══ Excerpted data
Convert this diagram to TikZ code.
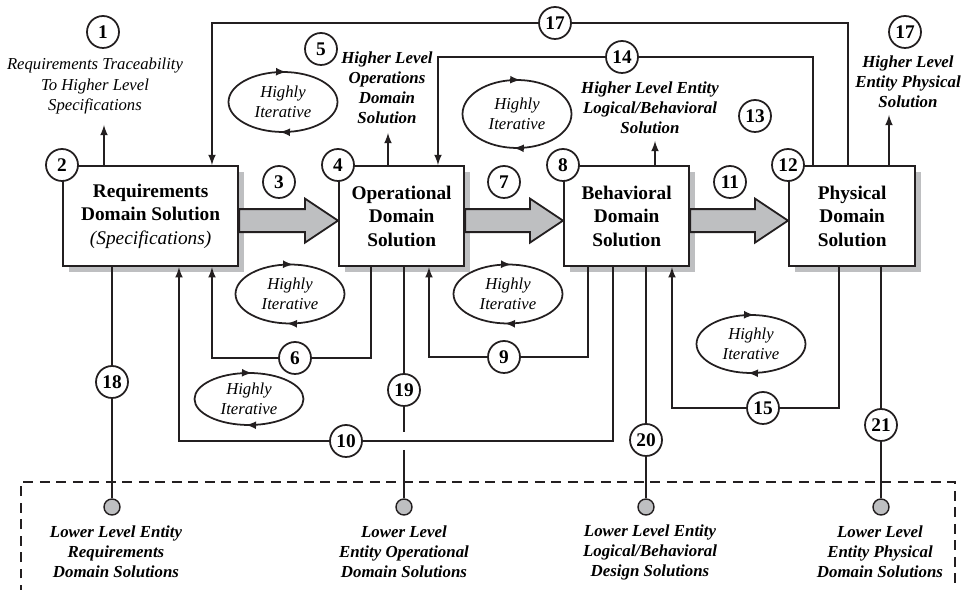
\documentclass[tikz,border=0pt]{standalone}
\usepackage{fontspec}
\setmainfont{Liberation Serif}
\usetikzlibrary{calc,shapes.geometric,shadows,decorations.markings}

\definecolor{ink}{RGB}{35,31,32}
\definecolor{shade}{RGB}{190,191,193}

\tikzset{
	domainbox/.style={draw=ink,fill=white,line width=1.3pt,minimum height=2cm,inner sep=2pt,
		align=center,anchor=north west,font=\bfseries\fontsize{11}{13.3}\selectfont,
		drop shadow={shadow xshift=0.12cm,shadow yshift=-0.12cm,fill=shade,opacity=1}},
	num/.style={circle,draw=ink,fill=white,line width=1pt,minimum size=0.64cm,inner sep=0pt,
		font=\bfseries\fontsize{11}{12}\selectfont},
	iter/.style={ellipse,draw=ink,line width=1pt,minimum width=2.18cm,minimum height=1.2cm,
		inner sep=0pt,align=center,font=\itshape\fontsize{9.5}{11.4}\selectfont,
		postaction={decorate},
		decoration={markings,
			mark=at position 0.238 with {\arrowreversed{latex}},
			mark=at position 0.738 with {\arrowreversed{latex}}}},
	note/.style={align=center,font=\itshape\fontsize{9.5}{11.4}\selectfont},
	bnote/.style={align=center,font=\bfseries\itshape\fontsize{9.6}{11.4}\selectfont},
	sink/.style={circle,draw=ink,fill=shade,line width=0.8pt,minimum size=0.32cm,inner sep=0pt},
	fat/.style={draw=ink,fill=shade,line width=1pt,line join=miter},
	wire/.style={draw=ink,line width=1pt},
	fb/.style={draw=ink,line width=1pt,-latex}
}

\newcommand{\fatarrow}[2]{%
	\draw[fat] ($(#1.east)+(0,-7)$) -- ($(#2.west)+(-33,-7)$) -- ($(#2.west)+(-33,-17.5)$)
		-- ($(#2.west)+(0,4.5)$) -- ($(#2.west)+(-33,26.5)$) -- ($(#2.west)+(-33,16)$)
		-- ($(#1.east)+(0,16)$) -- cycle;}

\begin{document}
\begin{tikzpicture}[x=0.02cm,y=-0.02cm]
	\useasboundingbox (0,0) rectangle (964,590);
	
	\draw[ink,line width=1pt,dash pattern=on 0.2cm off 0.13cm] (21,595) |- (955,482) -- (955,595);
	
	\node[domainbox,minimum width=3.5cm] (req) at (62,165) {Requirements\\Domain Solution\\{\mdseries\itshape (Specifications)}};
	\node[domainbox,minimum width=2.5cm] (ops) at (338,165) {Operational\\Domain\\Solution};
	\node[domainbox,minimum width=2.5cm] (beh) at (563,165) {Behavioral\\Domain\\Solution};
	\node[domainbox,minimum width=2.52cm] (phy) at (788,165) {Physical\\Domain\\Solution};
	
	\fatarrow{req}{ops}
	\fatarrow{ops}{beh}
	\fatarrow{beh}{phy}
	
	\node[iter] (it1) at (283,102) {Highly\\Iterative};
	\node[iter,minimum height=1.36cm] (it2) at (517,114) {Highly\\Iterative};
	\node[iter,minimum height=1.18cm] (it3) at (290,294) {Highly\\Iterative};
	\node[iter,minimum height=1.04cm] (it4) at (249,399) {Highly\\Iterative};
	\node[iter,minimum height=1.18cm] (it5) at (508,294) {Highly\\Iterative};
	\node[iter,minimum height=1.16cm] (it6) at (751,344) {Highly\\Iterative};
	
	\node[note] (trace) at (95,86) {Requirements Traceability\\To Higher Level\\Specifications};
	\node[bnote] (hiops) at (387,88) {Higher Level\\Operations\\Domain\\Solution};
	\node[bnote] (hibeh) at (650,108) {Higher Level Entity\\Logical/Behavioral\\Solution};
	\node[bnote] (hiphy) at (908,82) {Higher Level\\Entity Physical\\Solution};
	
	\node[bnote] (lo1) at (116,552) {Lower Level Entity\\Requirements\\Domain Solutions};
	\node[bnote] (lo2) at (404,552) {Lower Level\\Entity Operational\\Domain Solutions};
	\node[bnote] (lo3) at (650,552) {Lower Level Entity\\Logical/Behavioral\\Design Solutions};
	\node[bnote] (lo4) at (880,552) {Lower Level\\Entity Physical\\Domain Solutions};
	
	\node[num] (n1) at (103,32) {1};
	\node[num] (n2) at (req.north west) {2};
	\node[num] (n3) at (279,182) {3};
	\node[num] (n4) at (ops.north west) {4};
	\node[num] (n5) at (321,49) {5};
	\node[num] (n6) at (295,358) {6};
	\node[num] (n7) at (504,182) {7};
	\node[num] (n8) at (beh.north west) {8};
	\node[num] (n9) at (504,357) {9};
	\node[num] (n10) at (346,441) {10};
	\node[num] (n11) at (730,182) {11};
	\node[num] (n12) at (phy.north west) {12};
	\node[num] (n13) at (755,116) {13};
	\node[num] (n14) at (622,57) {14};
	\node[num] (n15) at (763,408) {15};
	\node[num] (n17) at (555,23) {17};
	\node[num] (n17b) at (905,32) {17};
	\node[num] (n18) at (112,382) {18};
	\node[num] (n19) at (404,390) {19};
	\node[num] (n20) at (646,440) {20};
	\node[num] (n21) at (881,425) {21};
	
	\node[sink] (s18) at (112,507) {};
	\node[sink] (s19) at (404,507) {};
	\node[sink] (s20) at (646,507) {};
	\node[sink] (s21) at (881,507) {};
	
	\coordinate (t1) at (104,125);
	\coordinate (t5) at (388,133);
	\coordinate (t8) at (655,141);
	\coordinate (t12) at (889,115);
	\coordinate (g19a) at (404,432);
	\coordinate (g19b) at (404,450);
	
	\draw[fb] (t1 |- req.north) -- (t1);
	\draw[fb] (t5 |- ops.north) -- (t5);
	\draw[fb] (t8 |- beh.north) -- (t8);
	\draw[fb] (t12 |- phy.north) -- (t12);
	
	\draw[fb] ([xshift=1.2cm]phy.north west) |- (n17) -| ([xshift=3cm]req.north west);
	\draw[fb] ([xshift=0.5cm]phy.north west) |- (n14) -| ([xshift=2cm]ops.north west);
	
	\draw[fb] ([xshift=0.66cm]ops.south west) |- (n6) -| ([xshift=3cm]req.south west);
	\draw[fb] ([xshift=1cm]beh.south west) |- (n10) -| ([xshift=2.34cm]req.south west);
	\draw[fb] ([xshift=0.5cm]beh.south west) |- (n9) -| ([xshift=1.82cm]ops.south west);
	\draw[fb] ([xshift=1.02cm]phy.south west) |- (n15) -| ([xshift=2.18cm]beh.south west);
	
	\draw[wire] (n18 |- req.south) -- (n18) -- (s18);
	\draw[wire] (n19 |- ops.south) -- (n19) -- (g19a);
	\draw[wire] (g19b) -- (s19);
	\draw[wire] (n20 |- beh.south) -- (n20) -- (s20);
	\draw[wire] (n21 |- phy.south) -- (n21) -- (s21);
\end{tikzpicture}
\end{document}
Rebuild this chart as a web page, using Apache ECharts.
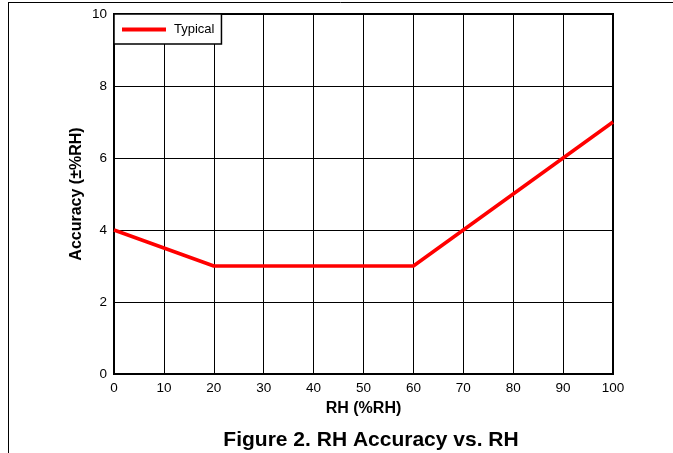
<!DOCTYPE html>
<html><head><meta charset="utf-8">
<script src="https://cdn.jsdelivr.net/npm/echarts@6/dist/echarts.min.js"></script>
<style>html,body{margin:0;padding:0;background:#fff}#c{width:673px;height:453px}</style>
</head><body><div id="c"></div>
<script>
const rhValues = [0, 20, 60, 100];
const accuracyValues = [4, 3, 3, 7];
const seriesName = 'Typical';
const xTicks = [0,10,20,30,40,50,60,70,80,90,100];
const yTicks = [0,2,4,6,8,10];

const chart = echarts.init(document.getElementById('c'));
const F = 'Liberation Sans, Arial, sans-serif';
chart.setOption({
  animation: false,
  textStyle: {fontFamily: F},
  grid: {left: 114, right: 60, top: 14, bottom: 79, show: true, borderColor: '#000', borderWidth: 2},
  title: {text: 'Figure 2. RH Accuracy vs. RH', left: 366, textAlign: 'center', top: 425,
    textStyle: {fontFamily: F, fontSize: 21, fontWeight: 'bold', color: '#000'}},
  legend: {left: 114, top: 14, orient: 'horizontal', padding: [9, 7, 8, 8],
    borderColor: '#000', borderWidth: 1.5, backgroundColor: '#fff', borderRadius: 0,
    itemWidth: 44, itemHeight: 4, itemGap: 0, icon: 'rect',
    textStyle: {fontFamily: F, fontSize: 13, color: '#000', padding: [0, 0, 0, 3]},
    data: [seriesName]},
  xAxis: {type: 'value', min: 0, max: 100, interval: 10,
    name: 'RH (%RH)', nameLocation: 'middle', nameGap: 27, nameMoveOverlap: false,
    nameTextStyle: {fontFamily: F, fontSize: 16, fontWeight: 'bold', color: '#000'},
    axisLine: {show: false}, axisTick: {show: false},
    axisLabel: {color: '#000', fontSize: 13.5, margin: 7, fontFamily: F},
    splitLine: {show: true, lineStyle: {color: '#000', width: 1}}},
  yAxis: {type: 'value', min: 0, max: 10, interval: 2,
    name: 'Accuracy (±%RH)', nameLocation: 'middle', nameGap: 29, nameMoveOverlap: false,
    nameTextStyle: {fontFamily: F, fontSize: 16, fontWeight: 'bold', color: '#000'},
    axisLine: {show: false}, axisTick: {show: false},
    axisLabel: {color: '#000', fontSize: 13.5, margin: 7, fontFamily: F},
    splitLine: {show: true, lineStyle: {color: '#000', width: 1}}},
  series: [{name: seriesName, type: 'line', showSymbol: false, symbol: 'none',
    data: rhValues.map((x, i) => [x, accuracyValues[i]]),
    lineStyle: {color: '#ff0000', width: 3.5}, itemStyle: {color: '#ff0000'}, z: 5}],
  graphic: [
    {type: 'line', shape: {x1: 8, y1: 2.5, x2: 673, y2: 2.5}, style: {stroke: '#000', lineWidth: 1}},
    {type: 'line', shape: {x1: 8.5, y1: 2, x2: 8.5, y2: 453}, style: {stroke: '#000', lineWidth: 1}}
  ]
});
</script></body></html>
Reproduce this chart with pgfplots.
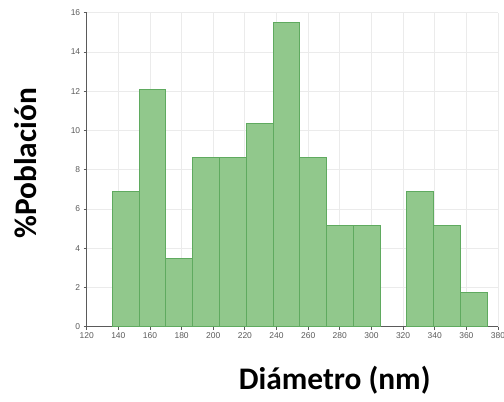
\documentclass[border=0pt]{standalone}
\usepackage{fontspec}
\setmainfont{Liberation Sans}
\newfontfamily\labelfont{Carlito}
\usepackage{pgfplots}
\pgfplotsset{compat=1.18}
\definecolor{barfill}{RGB}{145,200,140}
\definecolor{baredge}{RGB}{95,170,95}
\definecolor{gridc}{RGB}{235,235,235}
\definecolor{axc}{RGB}{90,90,90}
\definecolor{tickc}{RGB}{90,90,90}
\begin{document}
\begin{tikzpicture}
\path[use as bounding box] (0,0) rectangle (504bp,402bp);
\begin{axis}[
  at={(86.7bp,75.3bp)}, anchor=south west,
  scale only axis, width=411.3bp, height=314bp,
  xmin=120, xmax=380, ymin=0, ymax=16,
  xtick={120,140,...,380}, ytick={0,2,...,16},
  axis lines=left, axis line style={-, axc, line width=1.2bp},
  grid=major, major grid style={gridc, line width=0.8bp},
  tick align=outside, major tick length=3bp,
  tick style={axc, line width=0.8bp},
  tick label style={font=\fontsize{8.5}{9}\selectfont, text=tickc},
  /pgf/number format/assume math mode=true,
  xticklabel style={yshift=1bp},
  clip=false,
  xlabel={Diámetro (nm)}, ylabel={\%Población},
  xlabel style={at={(axis description cs:0.603,-0.172)}, anchor=center, font=\labelfont\bfseries\fontsize{31.5}{36}\selectfont},
  ylabel style={at={(axis description cs:-0.148,0.52)}, anchor=center, rotate=0, font=\labelfont\bfseries\fontsize{31.5}{36}\selectfont},
]
\addplot[ybar interval, fill=barfill, draw=baredge, line width=1bp] coordinates {
 (136.2,6.90) (153.1,12.07) (170.1,3.45) (187.0,8.62) (203.9,8.62)
 (220.9,10.34) (237.8,15.52) (254.7,8.62) (271.6,5.17) (288.6,5.17) (305.5,5.17)
};
\addplot[ybar interval, fill=barfill, draw=baredge, line width=1bp] coordinates {
 (322.4,6.90) (339.3,5.17) (356.3,1.72) (373.2,1.72)
};
\end{axis}
\end{tikzpicture}
\end{document}
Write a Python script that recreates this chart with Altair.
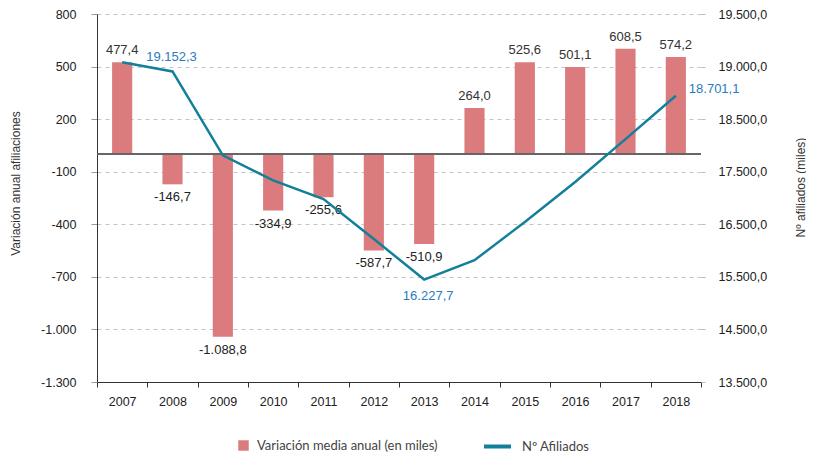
════
What to work on: Go up to the line with "Rebuild this chart" and retype exactly from there through the line with "const yTicks = [0,2,4,6,8,10];". Leave out pictures.

Response to this task:
Rebuild this chart as a web page, using Apache ECharts.
<!DOCTYPE html>
<html><head><meta charset="utf-8">
<script src="https://cdn.jsdelivr.net/npm/echarts@6/dist/echarts.min.js"></script>
<style>html,body{margin:0;padding:0;background:#fff}#c{width:673px;height:453px}</style>
</head><body><div id="c"></div>
<script>
const rhValues = [0, 20, 60, 100];
const accuracyValues = [4, 3, 3, 7];
const seriesName = 'Typical';
const xTicks = [0,10,20,30,40,50,60,70,80,90,100];
const yTicks = [0,2,4,6,8,10];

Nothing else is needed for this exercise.